El
fin de semana pasado tuvo lugar la conferencia de Munich, encuentro que, en la
capital bávara, reúne a dirigentes políticos de medio mundo con el tema de la
seguridad y la geoestrategia como centro de todos los debates y ponencias. Es
un foro técnico y de tamaño medio, pero que en los últimos años ha ido
creciendo en atención mediática y en capacidad de convocatoria de altos cargos
internacionales. Se le considera el “Davos” de las relaciones internacionales,
pero se mantiene alejado de la parafernalia que acompaña a la reunión de la
montaña mágica suiza. Pese a ello, cada vez son más las noticias que surgen de
este encuentro y las anécdotas que en él se protagonizan. Y de un tiempo a esta
parte, los desencuentros que allí se manifiestan.
Y
es que sí, estamos en una era turbulenta en la que las relaciones
internacionales globales caminan a un cada vez mayor desorden. Las reglas que
el mundo se dio a sí mismo tras el final de la Segunda Guerra mundial, que son
las que han regido nuestra existencia, ya no funcionan, y poco a poco pierden
fuerza ante un cambio de sociedades y poderes que no se tuvieron en cuenta en
aquel momento. El papel hiperglobal de EEUU se mantiene, pero su hegemonía ya
no es tan absoluta, y un nuevo rival, China, ha emergido en el horizonte y
crece a pasos agigantados, reclamando poco a poco el poder que su peso específico
le confiere. Antiguos poderes como Rusia decaen, pero lo hacen de manera revoltosa,
poniendo zancadillas a su alrededor y alterando en lo posible la convivencia de
países vecinos, en una actitud que demuestra, más que la fuerza de esa nación,
el miedo a asumir su decadencia. Vínculos internacionales que se creían sólidos
y casi eternos se debilitan a marchas forzadas sin que sepamos muy bien cómo
replantearlos. El caso de la alianza trasatlántica entre el mundo anglosajón y
Europa es un claro ejemplo de esto. Los EEUU, dirigidos de manera caótica por
un Trump que ni siente ni padece, rompen amarras con el resto del mundo y, por
primera vez en muchas décadas, se muestran como un socio poco fiable, como una
fuente de problemas más que de soluciones. El caso de Reino Unido es una versión
a escala de este problema, con una actitud de fuga ante sus socios europeos que
refleja la profunda división de su sociedad y la no asunción de la pérdida
efectiva de poder de lo que antaño fue un imperio, y hoy sólo es recuerdo. Los países
europeos, como dice el dicho, se dividen entre aquellos que saben que son muy pequeños
en el mundo global y los que aún no son conscientes de ello, y Reino Unido no
acaba de asumir su pequeñez ante el panorama internacional. Las oleadas de
populismo, uno de los frutos más indeseables de la crisis económica de 2008,
han hecho mella en la confianza mutua de las naciones, y los organismos
globales se las ven y desean para si quiera juntar a todos los actores
importantes de cada uno de los temas en un mismo foto global. El crecimiento de
los problemas que afectan a todo el mundo y exigen soluciones coordinadas es
cada vez mayor en un contexto, cruel paradoja, de más división y recelo.
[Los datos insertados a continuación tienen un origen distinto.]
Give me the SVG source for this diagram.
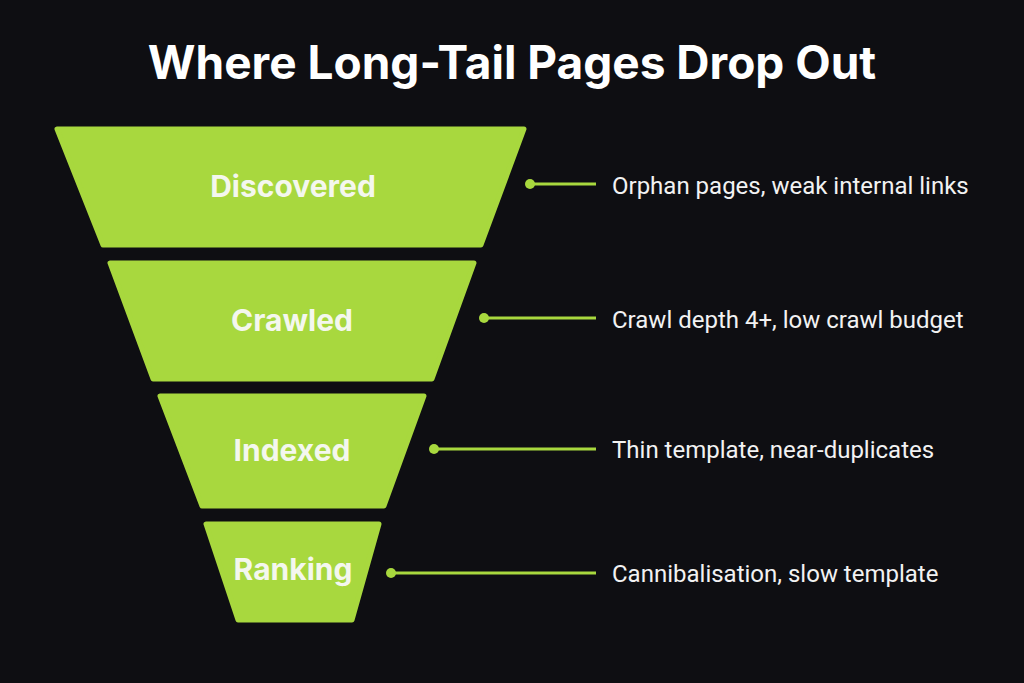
<svg xmlns="http://www.w3.org/2000/svg" width="1024" height="683" viewBox="0 0 1024 683">
<style>
.bg{fill:#0e0e12}
.seg{fill:#a8d83e;stroke:#a8d83e;stroke-width:5;stroke-linejoin:round}
.lbl{font-family:Inter,"Liberation Sans",sans-serif;font-weight:700;font-size:30px;fill:#f4f7ee;text-anchor:middle}
.note{font-family:Roboto,"Liberation Sans",sans-serif;font-size:24px;fill:#f2f2f2}
.title{font-family:Inter,"Liberation Sans",sans-serif;font-weight:700;font-size:46px;fill:#ffffff;text-anchor:middle}
.conn line{stroke:#a8d83e;stroke-width:3}
.conn circle{fill:#a8d83e}
</style>
<rect class="bg" x="0" y="0" width="1024" height="683"/>
<text class="title" x="512" y="79">Where Long-Tail Pages Drop Out</text>
<g id="discovered">
<polygon class="seg" points="57,129 524,129 481,245 103,245"/>
<text class="lbl" x="293" y="197">Discovered</text>
</g>
<g id="crawled">
<polygon class="seg" points="110,263 474,263 432,379 153,379"/>
<text class="lbl" x="292" y="331">Crawled</text>
</g>
<g id="indexed">
<polygon class="seg" points="160,396 424,396 384,506 202,506"/>
<text class="lbl" x="292" y="461">Indexed</text>
</g>
<g id="ranking">
<polygon class="seg" points="206,524 379,524 352,620 238,620"/>
<text class="lbl" x="293" y="580">Ranking</text>
</g>
<g id="connectors" class="conn">
<line x1="530" y1="184" x2="596" y2="184"/><circle cx="530" cy="184" r="5"/>
<line x1="484" y1="318" x2="596" y2="318"/><circle cx="484" cy="318" r="5"/>
<line x1="434" y1="449" x2="596" y2="449"/><circle cx="434" cy="449" r="5"/>
<line x1="391" y1="573" x2="596" y2="573"/><circle cx="391" cy="573" r="5"/>
</g>
<g id="notes">
<text class="note" x="612" y="194">Orphan pages, weak internal links</text>
<text class="note" x="612" y="328">Crawl depth 4+, low crawl budget</text>
<text class="note" x="612" y="458">Thin template, near-duplicates</text>
<text class="note" x="612" y="582">Cannibalisation, slow template</text>
</g>
</svg>
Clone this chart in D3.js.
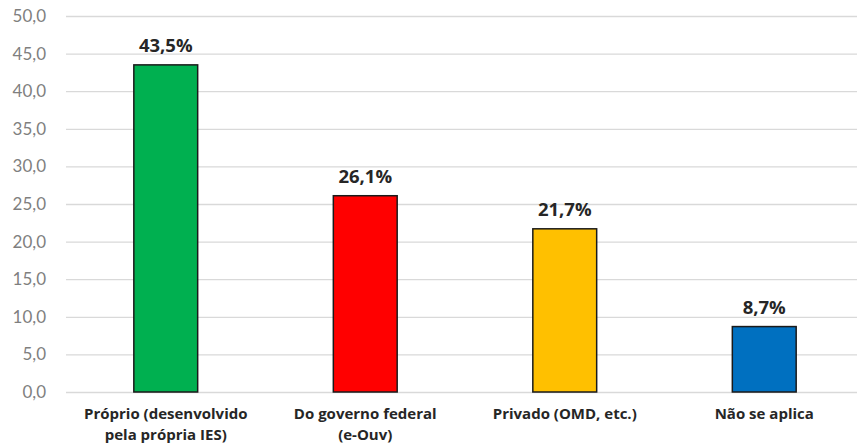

Cuestiones como el cambio climático, el envejecimiento de la población, la
regulación económica global, el surgimiento y gestión de la IA, la privacidad y
otros temas de enorme calado no pueden ser resueltos por una sola nación, ni
siquiera por un grupo de ellas, sino por una actitud coordinada que diseñe
estrategias adecuadas y calcule y reparta costes y beneficios. Visto el
panorama actual podemos sentarnos a esperar, en un sofá muy cómodo, a que surja
de los principales países una voluntad de consenso y cooperación. Y mientras
eso ocurre, las reglas conocidas, algunas todavía operantes, otras obsoletas,
empiezan a amenazar ruina y pueden decaer sin que sus repuestos se hayan puesto
en marcha. Como muchas otras cosas, el orden global es algo que se nota cuando
deja de funcionar, y se ven entonces los costes de haberlo perdido.
Circula
un vídeo de este fin de semana en Munich en el que Merkel clama a favor del
comercio global, en contra del proteccionismo, admite que los coches alemanes son
muy buenos, lo que no ve como algo negativo, y señala que una de las mayores
plantas de montaje de los mismos está en EEUU, y que de allí se exportan a
otros países, creando empleos en esa América que vota a Trump. Su intervención
es recibida con risas y aplausos. La cámara enfoca al auditorio en el que,
junto a Borrell, vemos a una Ivanka Trump que ni ríe ni muestra reacción alguna
ante las palabras de la canciller, porque lleva mal puesto el auricular y no
puede escuchar la traducción simultánea de las palabras dichas en alemán. Como
imagen de desunión global, pocas me parecen mejores.